Ertesi gün Şahmaran Tahmasp’a isterse insanlığın tarihini anlatabileceğini çünkü dünyada yaşamın nasıl ve nerede başladığını bildiğini söyler.  Tahmasp günlerce yılan kraliçeyi dinler ve ona aşık olur. Ancak Şahmaran’ın anlatacak bir şeyi kalmayınca da sıkılır ve yeryüzüne dönmek ister. Şahmaran önce sevgilisinin gitmesine izin vermez. Ama Tahmasp’ın evini ne kadar çok özleyip acı çektiğini görünce onu serbest bırakmaya karar verir. Gitmeden önce de ne olursa olsun başka insanlarla beraber suya girmemesi ve insanlara yaşadığı yeri asla söylememesine dair söz verdirir. Tahmasp da Şahmarana asla ihanet etmeyeceğine dair yemin eder.  Tahmasp yeryüzüne döner, zaman zaman Şahmaran’ı yine ziyarete gelir.

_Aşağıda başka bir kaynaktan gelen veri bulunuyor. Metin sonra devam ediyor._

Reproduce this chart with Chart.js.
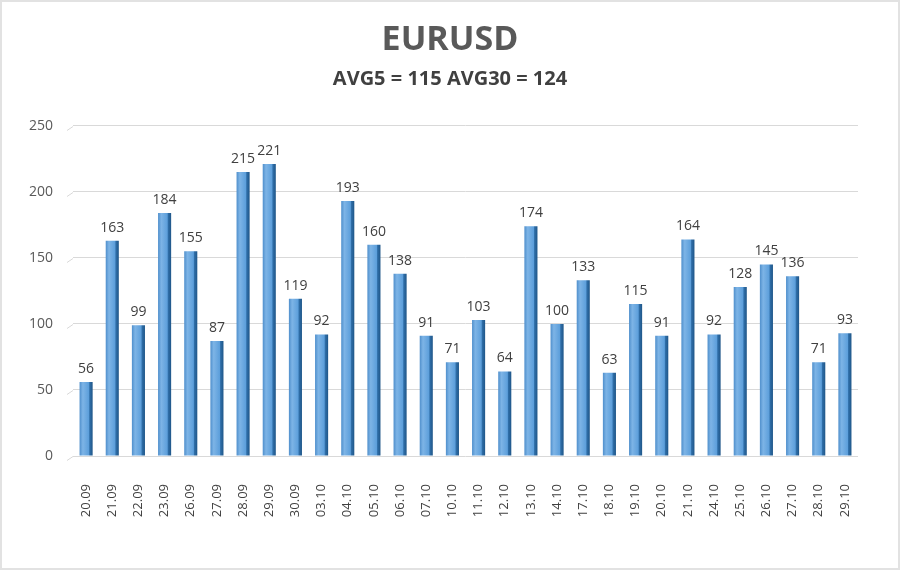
<!DOCTYPE html>
<html>
<head>
<meta charset="utf-8">
<script src="https://cdn.jsdelivr.net/npm/chart.js@4.4.0/dist/chart.umd.min.js"></script>
<style>
  html, body { margin: 0; padding: 0; background: #fff; }
  #wrap { width: 900px; height: 570px; box-sizing: border-box; border: 2px solid #e2e2e2; position: relative; }
  canvas { display: block; }
</style>
</head>
<body>
<div id="wrap"><canvas id="barChart" width="896" height="566"></canvas></div>
<script>
const fechas = ['20.09', '21.09', '22.09', '23.09', '26.09', '27.09', '28.09', '29.09', '30.09', '03.10',
  '04.10', '05.10', '06.10', '07.10', '10.10', '11.10', '12.10', '13.10', '14.10', '17.10',
  '18.10', '19.10', '20.10', '21.10', '24.10', '25.10', '26.10', '27.10', '28.10', '29.10'];
const valores = [56, 163, 99, 184, 155, 87, 215, 221, 119, 92,
  193, 160, 138, 91, 71, 103, 64, 174, 100, 133,
  63, 115, 91, 164, 92, 128, 145, 136, 71, 93];
const titulo = 'EURUSD';
const subtitulo = 'AVG5 = 115 AVG30 = 124';
const ticksY = [0, 50, 100, 150, 200, 250];

const fuente = "'Open Sans', 'DejaVu Sans', sans-serif";
const anchoBarra = 0.5;

// degradado horizontal para cada barra
function colorBarra(context) {
  const chart = context.chart;
  const area = chart.chartArea;
  if (!area) return '#5b9bd5';
  const x = chart.scales.x;
  const centro = x.getPixelForValue(context.dataIndex);
  const w = (x.width / fechas.length) * anchoBarra;
  const g = chart.ctx.createLinearGradient(centro - w / 2, 0, centro + w / 2, 0);
  g.addColorStop(0, '#4f8fcc');
  g.addColorStop(0.25, '#7db4e6');
  g.addColorStop(0.7, '#5d9fdb');
  g.addColorStop(0.78, '#2f6ea8');
  g.addColorStop(1, '#1f5688');
  return g;
}

// valores encima de las barras + pequeño trazo en diagonal de la rejilla
const etiquetas = {
  id: 'etiquetas',
  beforeDatasetsDraw(chart) {
    const ctx = chart.ctx;
    const y = chart.scales.y;
    const left = chart.chartArea.left;
    ctx.save();
    ctx.strokeStyle = '#d9d9d9';
    ctx.lineWidth = 1;
    ticksY.forEach(v => {
      const py = Math.round(y.getPixelForValue(v)) + 0.5;
      ctx.beginPath();
      ctx.moveTo(left - 6, py + 4);
      ctx.lineTo(left, py);
      ctx.stroke();
    });
    ctx.restore();
  },
  afterDatasetsDraw(chart) {
    const ctx = chart.ctx;
    const meta = chart.getDatasetMeta(0);
    ctx.save();
    ctx.font = '14px ' + fuente;
    ctx.fillStyle = '#404040';
    ctx.textAlign = 'center';
    ctx.textBaseline = 'bottom';
    meta.data.forEach((bar, i) => {
      ctx.fillText(valores[i], bar.x, bar.y - 6);
    });
    ctx.restore();
  }
};

const chart = new Chart(document.getElementById('barChart').getContext('2d'), {
  type: 'bar',
  data: {
    labels: fechas,
    datasets: [{
      data: valores,
      backgroundColor: colorBarra,
      borderWidth: 0,
      barPercentage: anchoBarra,
      categoryPercentage: 1
    }]
  },
  options: {
    responsive: false,
    animation: false,
    layout: { padding: { left: 7, right: 7, top: 0, bottom: 0 } },
    plugins: {
      legend: { display: false },
      tooltip: { enabled: false },
      title: {
        display: true,
        text: titulo,
        color: '#595959',
        font: { family: fuente, size: 34, weight: 'bold' },
        padding: { top: 18, bottom: 0 }
      },
      subtitle: {
        display: true,
        text: subtitulo,
        color: '#404040',
        font: { family: fuente, size: 20, weight: 'bold' },
        padding: { top: 6, bottom: 35 }
      }
    },
    scales: {
      x: {
        grid: { display: false },
        border: { display: false },
        ticks: {
          color: '#404040',
          font: { family: fuente, size: 13 },
          minRotation: 90,
          maxRotation: 90,
          padding: 20,
          autoSkip: false
        },
        afterFit(scale) { scale.height = 112; }
      },
      y: {
        min: 0,
        max: 250,
        afterBuildTicks(scale) { scale.ticks = ticksY.map(v => ({ value: v })); },
        grid: { color: '#d9d9d9', lineWidth: 1, drawTicks: false },
        border: { display: false },
        ticks: {
          color: '#595959',
          font: { family: fuente, size: 14 },
          padding: 20
        }
      },
      // eje vacío a la derecha, solo para dejar margen y centrar el título
      margen: {
        type: 'linear',
        position: 'right',
        display: true,
        grid: { display: false, drawTicks: false },
        border: { display: false },
        ticks: { display: false },
        afterFit(scale) { scale.width = 33; }
      }
    }
  },
  plugins: [etiquetas]
});
</script>
</body>
</html>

Bir süre sonra yaşadıkları ülkenin kralı hastalanır. Hiç bir doktor kralı iyileştirmeyi başaramaz. Kralın kötü niyetli veziri ise çarenin Şahmaran’da olduğunu, kralın onun etinden bir parça yemesi durumunda iyileşeceğini söyler. Oysa vezirin asıl amacı kralı iyileştirmek değil Şahmaran’ı yakalayıp dünyanın bütün sırlarına sahip olmaktır.

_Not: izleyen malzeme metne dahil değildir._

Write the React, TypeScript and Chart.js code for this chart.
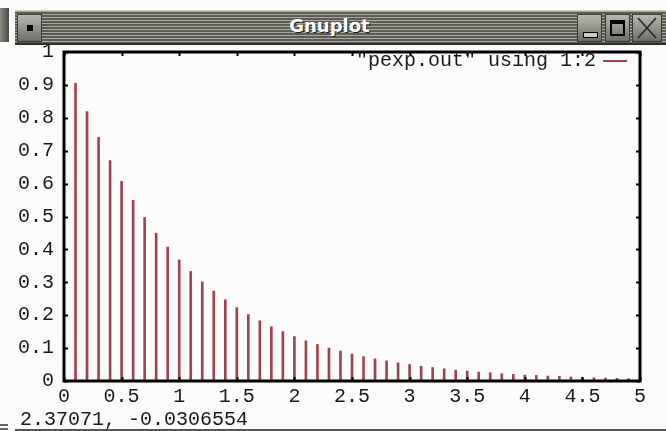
import React, { useEffect, useRef } from "react";
import { Chart, registerables } from "chart.js";

Chart.register(...registerables);

const windowTitle = "Gnuplot";
const legendLabel = '"pexp.out" using 1:2';
const statusText = "2.37071, -0.0306554";

const xValues = [
  0.1, 0.2, 0.3, 0.4, 0.5, 0.6, 0.7, 0.8, 0.9, 1.0,
  1.1, 1.2, 1.3, 1.4, 1.5, 1.6, 1.7, 1.8, 1.9, 2.0,
  2.1, 2.2, 2.3, 2.4, 2.5, 2.6, 2.7, 2.8, 2.9, 3.0,
  3.1, 3.2, 3.3, 3.4, 3.5, 3.6, 3.7, 3.8, 3.9, 4.0,
  4.1, 4.2, 4.3, 4.4, 4.5, 4.6, 4.7, 4.8, 4.9,
];
const yValues = [
  0.905, 0.819, 0.741, 0.670, 0.607, 0.549, 0.497, 0.449, 0.407, 0.368,
  0.333, 0.301, 0.273, 0.247, 0.223, 0.202, 0.183, 0.165, 0.150, 0.135,
  0.122, 0.111, 0.100, 0.091, 0.082, 0.074, 0.067, 0.061, 0.055, 0.050,
  0.045, 0.041, 0.037, 0.033, 0.030, 0.027, 0.025, 0.022, 0.020, 0.018,
  0.017, 0.015, 0.014, 0.012, 0.011, 0.010, 0.009, 0.008, 0.007,
];
const xTicks = [0, 0.5, 1, 1.5, 2, 2.5, 3, 3.5, 4, 4.5, 5];
const yTicks = [0, 0.1, 0.2, 0.3, 0.4, 0.5, 0.6, 0.7, 0.8, 0.9, 1];

const BAR_COLOR = "#a0434f";
const FONT = "'Liberation Mono', 'DejaVu Sans Mono', monospace";
const FONT_SIZE = 20;

const gnuplotFrame = {
  id: "gnuplotFrame",
  afterDraw(chart: any) {
    const { ctx, chartArea: a, scales } = chart;
    ctx.save();
    ctx.strokeStyle = "#000";
    ctx.lineWidth = 2;
    xTicks.forEach((v) => {
      const px = Math.round(scales.x.getPixelForValue(v)) + 0.5;
      ctx.beginPath();
      ctx.moveTo(px, a.bottom);
      ctx.lineTo(px, a.bottom - 4);
      ctx.moveTo(px, a.top);
      ctx.lineTo(px, a.top + 4);
      ctx.stroke();
    });
    yTicks.forEach((v) => {
      const py = Math.round(scales.y.getPixelForValue(v)) + 0.5;
      ctx.beginPath();
      ctx.moveTo(a.left, py);
      ctx.lineTo(a.left + 4, py);
      ctx.moveTo(a.right, py);
      ctx.lineTo(a.right - 4, py);
      ctx.stroke();
    });
    ctx.lineWidth = 3;
    ctx.strokeRect(a.left, a.top, a.right - a.left, a.bottom - a.top);
    ctx.font = `${FONT_SIZE}px ${FONT}`;
    ctx.fillStyle = "#1a1a1a";
    ctx.textAlign = "right";
    ctx.textBaseline = "middle";
    const ly = a.top + 9;
    ctx.fillText(legendLabel, a.right - 44, ly);
    ctx.strokeStyle = BAR_COLOR;
    ctx.lineWidth = 2;
    ctx.beginPath();
    ctx.moveTo(a.right - 37, ly);
    ctx.lineTo(a.right - 13, ly);
    ctx.stroke();
    ctx.restore();
  },
};

function ChartCanvas() {
  const ref = useRef<HTMLCanvasElement | null>(null);
  useEffect(() => {
    if (!ref.current) return;
    const chart = new Chart(ref.current, {
      type: "bar",
      data: {
        datasets: [
          {
            label: legendLabel,
            data: xValues.map((x, i) => ({ x, y: yValues[i] })),
            backgroundColor: BAR_COLOR,
            borderWidth: 0,
            barThickness: 2,
          },
        ],
      },
      options: {
        animation: false,
        responsive: false,
        devicePixelRatio: 1,
        layout: { padding: { left: 0, right: 26, top: 52, bottom: 22 } },
        plugins: { legend: { display: false }, tooltip: { enabled: false } },
        scales: {
          x: {
            type: "linear",
            min: 0,
            max: 5,
            offset: false,
            grid: { display: false, drawTicks: false },
            border: { display: false },
            afterBuildTicks: (s: any) => {
              s.ticks = xTicks.map((v) => ({ value: v }));
            },
            afterFit: (s: any) => {
              s.height = 28;
            },
            ticks: {
              padding: 4,
              maxRotation: 0,
              autoSkip: false,
              color: "#1a1a1a",
              font: { family: FONT, size: FONT_SIZE },
              callback: (v: any) => String(v),
            },
          },
          y: {
            min: 0,
            max: 1,
            grid: { display: false, drawTicks: false },
            border: { display: false },
            afterBuildTicks: (s: any) => {
              s.ticks = yTicks.map((v) => ({ value: v }));
            },
            afterFit: (s: any) => {
              s.width = 64;
            },
            ticks: {
              padding: 10,
              autoSkip: false,
              color: "#1a1a1a",
              font: { family: FONT, size: FONT_SIZE },
              callback: (v: any) => String(v),
            },
          },
        },
      },
      plugins: [gnuplotFrame],
    } as any);
    return () => chart.destroy();
  }, []);
  return (
    <canvas
      ref={ref}
      width={666}
      height={431}
      style={{ position: "absolute", left: 0, top: 0, width: 666, height: 431 }}
    />
  );
}

const btn: React.CSSProperties = {
  position: "absolute",
  top: 3,
  width: 25,
  height: 28,
  background: "linear-gradient(#b8b8b0, #6e6e66)",
  border: "1px solid #3a3a34",
  boxSizing: "border-box",
};

export default function App() {
  return (
    <div
      style={{
        position: "fixed",
        left: 0,
        top: 0,
        width: 666,
        height: 431,
        background: "#fcfcfc",
        overflow: "hidden",
      }}
    >
      <ChartCanvas />
      <div
        style={{
          position: "absolute",
          left: 0,
          top: 8,
          width: 9,
          height: 34,
          background: "linear-gradient(90deg,#8a8a82,#4a4a44)",
        }}
      />
      <div style={{ position: "absolute", left: 0, top: 424, width: 8, height: 2, background: "#666" }} />
      <div style={{ position: "absolute", left: 0, top: 428, width: 8, height: 2, background: "#666" }} />
      <div
        style={{
          position: "absolute",
          left: 15,
          top: 10,
          width: 651,
          height: 35,
          background:
            "repeating-linear-gradient(180deg,#a8a8a0 0px,#a8a8a0 1px,#5c5c55 1px,#5c5c55 3px)",
          borderTop: "1px solid #d0d0c8",
          borderBottom: "2px solid #2e2e2a",
          boxSizing: "border-box",
        }}
      >
        <div style={{ ...btn, left: 2 }}>
          <div
            style={{
              position: "absolute",
              left: 9,
              top: 10,
              width: 6,
              height: 6,
              background: "#000",
            }}
          />
        </div>
        <div
          style={{
            position: "absolute",
            left: 0,
            right: 0,
            top: 4,
            textAlign: "center",
            fontFamily: "'DejaVu Sans', sans-serif",
            fontWeight: "bold",
            fontSize: 18,
            color: "#ffffff",
            textShadow: "1px 1px 0 #222",
            paddingRight: 22,
          }}
        >
          {windowTitle}
        </div>
        <div style={{ ...btn, left: 562 }}>
          <div
            style={{
              position: "absolute",
              left: 5,
              top: 17,
              width: 13,
              height: 4,
              border: "1px solid #000",
              background: "#ccc",
            }}
          />
        </div>
        <div style={{ ...btn, left: 590 }}>
          <div
            style={{
              position: "absolute",
              left: 4,
              top: 5,
              width: 15,
              height: 16,
              border: "2px solid #000",
              borderTopWidth: 4,
              boxSizing: "border-box",
            }}
          />
        </div>
        <div style={{ ...btn, left: 617, width: 30 }}>
          <svg width="28" height="26" style={{ position: "absolute", left: 0, top: 0 }}>
            <line x1="5" y1="3" x2="23" y2="23" stroke="#222" strokeWidth="1.5" />
            <line x1="23" y1="3" x2="5" y2="23" stroke="#222" strokeWidth="1.5" />
          </svg>
        </div>
      </div>
      <div
        style={{
          position: "absolute",
          left: 20,
          top: 410,
          fontFamily: FONT,
          fontSize: FONT_SIZE,
          color: "#1a1a1a",
          lineHeight: "20px",
          whiteSpace: "pre",
        }}
      >
        {statusText}
      </div>
      <div style={{ position: "absolute", left: 15, top: 429, width: 651, height: 2, background: "#555" }} />
    </div>
  );
}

Kral Şahmaranı aratmaya başlar. Bir gün bilge bir adam insanları gurup halinde suya ve nehirlere sokarlarsa Şahmaranı bulabileceklerini iddia eder. Askerler Tahmasp’ın yaşadığı köye de gelirler ve onu herkesle beraber alıp hamama götürmek isterler. Genç adam Şahmarana verdiği sözü hatırlar ve gitmek istemez. Ancak askerler onu da zorla suya sokarlar. İşte o anda herkes şaşkınlık içinde Tahmasp’a bakmaya başlar çünkü bütün vücudu tıpkı bir yılanınki gibi pullarla kaplanmıştır.

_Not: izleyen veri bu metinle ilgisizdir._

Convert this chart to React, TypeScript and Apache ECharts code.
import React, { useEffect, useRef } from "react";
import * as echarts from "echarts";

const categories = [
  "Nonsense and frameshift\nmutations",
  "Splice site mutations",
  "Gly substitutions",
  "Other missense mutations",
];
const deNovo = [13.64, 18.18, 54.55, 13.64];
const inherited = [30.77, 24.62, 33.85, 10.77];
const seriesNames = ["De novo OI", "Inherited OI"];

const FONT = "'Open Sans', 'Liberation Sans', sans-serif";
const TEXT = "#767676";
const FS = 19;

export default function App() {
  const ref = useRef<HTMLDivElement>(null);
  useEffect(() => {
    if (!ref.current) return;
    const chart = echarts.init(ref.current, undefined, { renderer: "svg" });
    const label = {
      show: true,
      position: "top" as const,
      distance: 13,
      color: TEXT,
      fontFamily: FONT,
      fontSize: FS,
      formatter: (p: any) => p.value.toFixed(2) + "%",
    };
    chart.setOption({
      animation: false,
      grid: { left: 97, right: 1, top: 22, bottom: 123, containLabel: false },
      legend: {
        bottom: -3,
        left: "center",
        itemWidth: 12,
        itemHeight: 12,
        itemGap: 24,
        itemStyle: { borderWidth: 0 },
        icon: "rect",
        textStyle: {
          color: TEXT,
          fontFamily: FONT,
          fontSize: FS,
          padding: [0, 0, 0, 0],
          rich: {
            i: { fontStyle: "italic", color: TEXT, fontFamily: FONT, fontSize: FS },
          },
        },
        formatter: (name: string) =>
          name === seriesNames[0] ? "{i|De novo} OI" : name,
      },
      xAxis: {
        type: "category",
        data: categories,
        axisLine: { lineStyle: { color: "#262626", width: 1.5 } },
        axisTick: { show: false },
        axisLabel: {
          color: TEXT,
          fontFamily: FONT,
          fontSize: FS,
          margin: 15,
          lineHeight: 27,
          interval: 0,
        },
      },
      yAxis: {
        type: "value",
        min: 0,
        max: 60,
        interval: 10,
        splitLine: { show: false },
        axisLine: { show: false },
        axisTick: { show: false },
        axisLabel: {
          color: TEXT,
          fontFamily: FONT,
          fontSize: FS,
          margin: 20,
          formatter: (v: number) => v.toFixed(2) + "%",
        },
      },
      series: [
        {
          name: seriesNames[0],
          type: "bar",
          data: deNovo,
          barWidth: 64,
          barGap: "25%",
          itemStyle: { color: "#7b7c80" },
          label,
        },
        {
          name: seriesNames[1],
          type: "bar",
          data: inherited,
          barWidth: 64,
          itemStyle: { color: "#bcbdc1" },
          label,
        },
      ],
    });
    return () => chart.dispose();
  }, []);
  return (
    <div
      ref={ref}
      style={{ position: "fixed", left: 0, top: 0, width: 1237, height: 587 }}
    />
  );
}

Tahmasp’s günlerce işkence yapıp sonunda Şahmaranın yerini söylemesini sağlarlar ve yılan kraliçeyi yakalayıp saraya getirirler.Şahmaran Tasmasp’ı karşısında görünce onu affeder ve sırrını açıklar. Kim kuyruğundan kopartıp bir parça yerse bütün dünyanın sırrına ve gizemine sahip olacağını, ancak başından bir parça yerse o anda öleceğini söyler. Vezir hemen kılıcını alıp ve Şahmaranın bedenini iki parçaya ayırıp kuyruğundan bir parça kopartır. Tahmasp ise o kadar büyük bir üzüntü ve acı içindedir ki ölmek için sevgilisinin başından bir parça kopartıp yer. Ancak Şahmaran ölmeden önce veziri kandırmak için Yalan söylemiştir. Vezir zehirlenerek ölür. Şahmaranın bütün bilgisi ise Tahmasp’a geçer.

Evet bu efsanede de diğerlerinde olduğu gibi pek çok sembolik anlam var. Ortak nokta ise hemen her toplumda ve inançta yılanlara bilgelik atfedilmiş olması.  Ülkemizin güney ve güney doğu kesimlerinde doğa ve iklim koşulları nedeniyle yılanlara çok rastlanılıyor. Bölge halkı yılandan hem korkuyor hem de saygıyla karışık bir hayranlık besliyor. Nedeni  yılanların genç kızları kaçırıp büyülemeleri, yer altı mağalarına götürüp saklamaları gibi bugün hala devam eden inançlardan kaynaklanabilir. Büyülemekten kasıt bir tür ipnoz gücü ya da beyin kontrol yöntemi olabilir mi dersiniz? Türkiyenin bir çok bölgesinde yeraltı mağalar sistemi mevcut. Geçmişte yerel halkların doğa ile teması daha yakın ve engelsizdi.  Bugün bizim üzerine basıp da fark etmeden geçip gittiğimiz bazı garipliklere belki de tanık olmuşlar ve öyküler efsanelere dönüşmüştü. İnsan ve sürüngen özelliklerine sahip bir ırk belki Dünya dışından, belki de başka bir boyuttan gelmişti. Ama doğaları gereği yeraltı mağaralarında yaşamak zorundaydılar. Bu ırk insanlarla karıştı. Ve onlardan kalan anılar bugün hala gen hafızamızda kaldı. Tıpkı dünyanın pek çok başka yerinde olduğu gibi.